● **INPUT ROWS**:

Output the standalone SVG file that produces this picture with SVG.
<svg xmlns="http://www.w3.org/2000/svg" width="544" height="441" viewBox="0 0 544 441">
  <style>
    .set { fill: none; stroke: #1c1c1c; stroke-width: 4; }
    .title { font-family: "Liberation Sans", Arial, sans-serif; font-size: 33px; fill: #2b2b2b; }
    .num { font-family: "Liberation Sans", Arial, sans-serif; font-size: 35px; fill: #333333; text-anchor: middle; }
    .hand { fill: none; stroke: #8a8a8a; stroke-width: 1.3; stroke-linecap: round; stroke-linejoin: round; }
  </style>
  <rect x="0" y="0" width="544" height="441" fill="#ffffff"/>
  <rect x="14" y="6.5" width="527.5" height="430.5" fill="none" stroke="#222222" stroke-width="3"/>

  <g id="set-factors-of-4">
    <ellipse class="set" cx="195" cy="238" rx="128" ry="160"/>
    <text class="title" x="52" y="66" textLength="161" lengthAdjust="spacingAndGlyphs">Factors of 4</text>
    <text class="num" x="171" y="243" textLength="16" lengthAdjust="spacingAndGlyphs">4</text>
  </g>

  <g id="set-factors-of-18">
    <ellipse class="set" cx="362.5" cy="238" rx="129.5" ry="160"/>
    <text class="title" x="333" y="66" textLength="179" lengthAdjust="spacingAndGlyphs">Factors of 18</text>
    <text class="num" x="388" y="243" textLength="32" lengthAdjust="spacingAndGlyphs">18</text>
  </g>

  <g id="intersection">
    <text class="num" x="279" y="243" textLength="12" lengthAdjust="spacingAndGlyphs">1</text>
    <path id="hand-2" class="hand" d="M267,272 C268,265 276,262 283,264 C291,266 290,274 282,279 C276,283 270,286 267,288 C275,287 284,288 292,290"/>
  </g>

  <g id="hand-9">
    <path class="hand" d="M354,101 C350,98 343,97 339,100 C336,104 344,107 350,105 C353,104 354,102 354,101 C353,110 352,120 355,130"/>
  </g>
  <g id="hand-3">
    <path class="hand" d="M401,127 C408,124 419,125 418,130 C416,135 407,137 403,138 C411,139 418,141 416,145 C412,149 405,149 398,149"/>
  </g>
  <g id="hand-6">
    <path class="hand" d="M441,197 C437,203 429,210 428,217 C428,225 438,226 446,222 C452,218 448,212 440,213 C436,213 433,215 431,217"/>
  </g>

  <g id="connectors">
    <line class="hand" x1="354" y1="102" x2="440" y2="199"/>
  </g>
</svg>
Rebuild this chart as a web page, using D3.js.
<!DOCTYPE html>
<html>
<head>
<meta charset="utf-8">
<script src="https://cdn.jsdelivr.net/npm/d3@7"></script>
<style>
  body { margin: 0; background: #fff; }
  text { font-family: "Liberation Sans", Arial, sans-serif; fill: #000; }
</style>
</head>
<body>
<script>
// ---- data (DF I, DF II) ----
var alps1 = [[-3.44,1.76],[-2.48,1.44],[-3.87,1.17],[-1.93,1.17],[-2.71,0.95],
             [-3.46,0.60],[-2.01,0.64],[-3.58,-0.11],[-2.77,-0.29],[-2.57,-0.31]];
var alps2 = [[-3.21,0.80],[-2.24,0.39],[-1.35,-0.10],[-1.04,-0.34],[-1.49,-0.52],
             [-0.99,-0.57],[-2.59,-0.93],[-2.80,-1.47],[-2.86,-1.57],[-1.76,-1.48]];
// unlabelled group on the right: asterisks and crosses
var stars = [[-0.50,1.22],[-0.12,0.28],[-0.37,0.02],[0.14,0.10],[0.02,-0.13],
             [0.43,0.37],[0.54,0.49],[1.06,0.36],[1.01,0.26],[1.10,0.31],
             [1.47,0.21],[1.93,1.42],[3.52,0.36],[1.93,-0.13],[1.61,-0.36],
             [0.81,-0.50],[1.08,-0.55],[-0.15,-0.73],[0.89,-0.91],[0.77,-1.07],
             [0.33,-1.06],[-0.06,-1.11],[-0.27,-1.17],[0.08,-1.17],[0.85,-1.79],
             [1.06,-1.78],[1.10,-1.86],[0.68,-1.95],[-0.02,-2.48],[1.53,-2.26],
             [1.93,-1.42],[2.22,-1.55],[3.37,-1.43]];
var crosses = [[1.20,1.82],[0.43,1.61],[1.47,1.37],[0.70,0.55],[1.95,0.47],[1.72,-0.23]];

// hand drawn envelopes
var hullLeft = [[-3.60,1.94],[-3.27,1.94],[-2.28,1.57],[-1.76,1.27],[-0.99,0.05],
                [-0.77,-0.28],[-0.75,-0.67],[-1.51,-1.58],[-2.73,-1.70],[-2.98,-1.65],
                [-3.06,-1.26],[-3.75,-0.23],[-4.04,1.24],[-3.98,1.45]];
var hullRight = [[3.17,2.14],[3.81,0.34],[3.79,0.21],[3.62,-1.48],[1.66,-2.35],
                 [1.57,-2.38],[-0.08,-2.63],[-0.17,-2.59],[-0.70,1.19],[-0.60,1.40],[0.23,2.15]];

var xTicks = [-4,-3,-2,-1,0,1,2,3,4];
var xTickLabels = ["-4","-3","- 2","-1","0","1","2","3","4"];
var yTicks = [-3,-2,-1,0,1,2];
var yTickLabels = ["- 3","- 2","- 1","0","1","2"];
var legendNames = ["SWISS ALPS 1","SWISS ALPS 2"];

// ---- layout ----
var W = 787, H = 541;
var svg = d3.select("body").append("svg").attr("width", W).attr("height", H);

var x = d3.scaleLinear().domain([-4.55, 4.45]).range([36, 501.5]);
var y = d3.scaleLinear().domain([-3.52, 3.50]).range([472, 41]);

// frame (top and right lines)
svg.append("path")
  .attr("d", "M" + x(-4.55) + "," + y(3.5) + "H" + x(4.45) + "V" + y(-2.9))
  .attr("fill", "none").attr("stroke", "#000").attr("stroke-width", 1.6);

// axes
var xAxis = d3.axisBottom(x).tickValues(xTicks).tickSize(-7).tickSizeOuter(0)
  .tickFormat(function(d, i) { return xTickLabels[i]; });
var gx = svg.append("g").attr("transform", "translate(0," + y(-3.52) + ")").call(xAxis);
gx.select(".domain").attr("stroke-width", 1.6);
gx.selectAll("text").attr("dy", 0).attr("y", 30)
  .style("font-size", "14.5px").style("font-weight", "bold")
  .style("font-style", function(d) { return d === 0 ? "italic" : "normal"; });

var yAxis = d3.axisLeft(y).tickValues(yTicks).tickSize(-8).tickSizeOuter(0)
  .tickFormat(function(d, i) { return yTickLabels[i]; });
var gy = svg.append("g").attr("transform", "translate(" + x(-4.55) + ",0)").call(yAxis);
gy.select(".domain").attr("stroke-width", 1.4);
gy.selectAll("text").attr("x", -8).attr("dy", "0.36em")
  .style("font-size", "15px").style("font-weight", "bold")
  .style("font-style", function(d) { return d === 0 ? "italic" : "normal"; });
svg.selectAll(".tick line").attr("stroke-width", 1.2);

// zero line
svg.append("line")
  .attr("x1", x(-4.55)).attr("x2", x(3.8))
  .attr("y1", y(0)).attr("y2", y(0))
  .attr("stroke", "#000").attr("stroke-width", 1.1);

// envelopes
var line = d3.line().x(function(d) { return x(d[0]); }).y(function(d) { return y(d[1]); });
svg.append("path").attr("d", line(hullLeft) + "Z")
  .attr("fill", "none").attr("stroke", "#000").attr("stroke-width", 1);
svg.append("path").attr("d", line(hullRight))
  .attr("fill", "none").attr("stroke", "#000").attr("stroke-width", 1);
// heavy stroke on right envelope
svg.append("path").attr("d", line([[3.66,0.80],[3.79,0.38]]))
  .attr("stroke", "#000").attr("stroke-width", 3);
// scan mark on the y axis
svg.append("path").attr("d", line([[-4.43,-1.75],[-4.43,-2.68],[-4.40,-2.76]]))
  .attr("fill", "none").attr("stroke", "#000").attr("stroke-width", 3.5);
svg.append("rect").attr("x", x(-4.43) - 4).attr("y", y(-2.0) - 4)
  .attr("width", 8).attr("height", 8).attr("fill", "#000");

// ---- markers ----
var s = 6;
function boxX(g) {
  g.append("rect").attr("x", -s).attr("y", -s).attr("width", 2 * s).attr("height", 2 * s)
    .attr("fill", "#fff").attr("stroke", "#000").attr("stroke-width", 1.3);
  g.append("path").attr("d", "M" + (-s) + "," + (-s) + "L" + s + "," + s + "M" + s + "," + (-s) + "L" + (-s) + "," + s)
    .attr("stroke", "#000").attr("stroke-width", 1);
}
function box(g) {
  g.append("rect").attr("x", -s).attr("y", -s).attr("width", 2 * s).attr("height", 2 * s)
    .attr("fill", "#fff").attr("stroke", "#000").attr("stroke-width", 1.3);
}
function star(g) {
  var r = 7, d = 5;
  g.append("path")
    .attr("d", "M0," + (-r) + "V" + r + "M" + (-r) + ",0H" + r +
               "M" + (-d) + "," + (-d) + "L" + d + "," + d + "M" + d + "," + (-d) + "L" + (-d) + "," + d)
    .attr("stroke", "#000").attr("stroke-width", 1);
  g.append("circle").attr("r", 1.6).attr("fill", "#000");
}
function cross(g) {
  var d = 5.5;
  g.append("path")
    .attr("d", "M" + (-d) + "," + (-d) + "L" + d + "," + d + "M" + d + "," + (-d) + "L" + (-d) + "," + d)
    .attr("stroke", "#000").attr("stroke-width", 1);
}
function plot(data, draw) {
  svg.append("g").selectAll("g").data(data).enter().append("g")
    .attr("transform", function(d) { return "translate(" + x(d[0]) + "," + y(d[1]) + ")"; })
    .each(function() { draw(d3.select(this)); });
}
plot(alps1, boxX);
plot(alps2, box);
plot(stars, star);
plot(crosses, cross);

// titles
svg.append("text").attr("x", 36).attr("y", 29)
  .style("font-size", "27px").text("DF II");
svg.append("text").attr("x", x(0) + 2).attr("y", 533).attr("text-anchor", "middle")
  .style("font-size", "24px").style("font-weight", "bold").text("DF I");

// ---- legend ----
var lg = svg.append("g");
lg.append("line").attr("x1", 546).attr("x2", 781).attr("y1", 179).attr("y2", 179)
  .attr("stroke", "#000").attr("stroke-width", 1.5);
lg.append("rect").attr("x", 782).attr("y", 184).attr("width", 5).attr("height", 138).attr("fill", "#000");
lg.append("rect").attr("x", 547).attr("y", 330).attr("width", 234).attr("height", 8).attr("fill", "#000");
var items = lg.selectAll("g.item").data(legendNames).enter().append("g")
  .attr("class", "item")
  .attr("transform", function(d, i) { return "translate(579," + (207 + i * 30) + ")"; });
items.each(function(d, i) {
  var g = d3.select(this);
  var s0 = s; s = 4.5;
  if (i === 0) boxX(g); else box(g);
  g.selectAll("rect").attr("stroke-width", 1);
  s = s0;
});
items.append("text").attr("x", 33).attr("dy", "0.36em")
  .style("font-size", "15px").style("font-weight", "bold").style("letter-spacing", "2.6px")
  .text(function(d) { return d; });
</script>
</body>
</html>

● **PROMPT**: Using the material above, gather every line that includes "picture".

● **EXERCISE OUTPUT**:
Output the standalone SVG file that produces this picture with SVG.

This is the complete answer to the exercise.